> _What the task asks_
Extract everything from the first line through the line with "plt.rcParams['font.family'] = ['Liberation", both ends included, except for any pictures.

━━ Source material

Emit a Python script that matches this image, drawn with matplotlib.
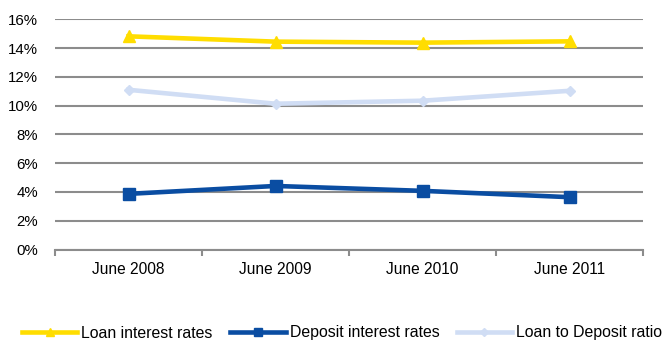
import matplotlib.pyplot as plt
import numpy as np
from matplotlib.ticker import FuncFormatter

plt.rcParams['font.family'] = ['Liberation Sans', 'DejaVu Sans']

periods = ["June 2008", "June 2009", "June 2010", "June 2011"]
loan_rates = [14.83, 14.46, 14.39, 14.48]
deposit_rates = [3.87, 4.42, 4.08, 3.64]
loan_to_deposit = [11.11, 10.14, 10.35, 11.04]

fig = plt.figure(figsize=(6.64, 3.40), dpi=100)
ax = fig.add_axes([55 / 664, 1 - 249.5 / 340, 588 / 664, 230 / 340])

x = np.arange(len(periods))
ax.plot(x, loan_rates, color="#FFDD00", linewidth=3.3, marker="^", markersize=8,
        label="Loan interest rates")
ax.plot(x, deposit_rates, color="#0A4DA2", linewidth=3.3, marker="s", markersize=8,
        label="Deposit interest rates")
ax.plot(x, loan_to_deposit, color="#D0DDF4", linewidth=3.3, marker="D", markersize=5.5,
        label="Loan to Deposit ratio")

ax.set_xlim(-0.5, len(periods) - 0.5)
ax.set_ylim(0, 16)
ax.set_yticks(np.arange(0, 17, 2))
ax.yaxis.set_major_formatter(FuncFormatter(lambda v, p: f"{v:.0f}%"))
ax.grid(axis="y", color="#8C8C8C", linewidth=1.5)
ax.set_axisbelow(True)

# category labels sit between the boundary ticks
ax.set_xticks(np.arange(-0.5, len(periods), 1.0))
ax.set_xticklabels([])
ax.set_xticks(x, minor=True)
ax.set_xticklabels(periods, minor=True)
ax.tick_params(axis="x", which="major", length=4, width=1.5, color="#8C8C8C")
ax.tick_params(axis="x", which="minor", length=0, pad=9, labelsize=11.2)
ax.tick_params(axis="y", length=0, pad=12, labelsize=10.8)

for side in ["left", "right", "top"]:
    ax.spines[side].set_visible(False)
ax.spines["bottom"].set_color("#8C8C8C")
ax.spines["bottom"].set_linewidth(1.5)

fig.legend(loc="center left", bbox_to_anchor=(22 / 664, 1 - 333 / 340), ncol=3,
           frameon=False, fontsize=11.4, handlelength=3.5, handletextpad=0.25,
           columnspacing=1.1, borderaxespad=0, borderpad=0, markerscale=0.7)

fig.savefig("out.png", dpi=100)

━━━━

> _Final answer_
Emit a Python script that matches this image, drawn with matplotlib.
import matplotlib.pyplot as plt
import numpy as np
from matplotlib.ticker import FuncFormatter

plt.rcParams['font.family'] = ['Liberation Sans', 'DejaVu Sans']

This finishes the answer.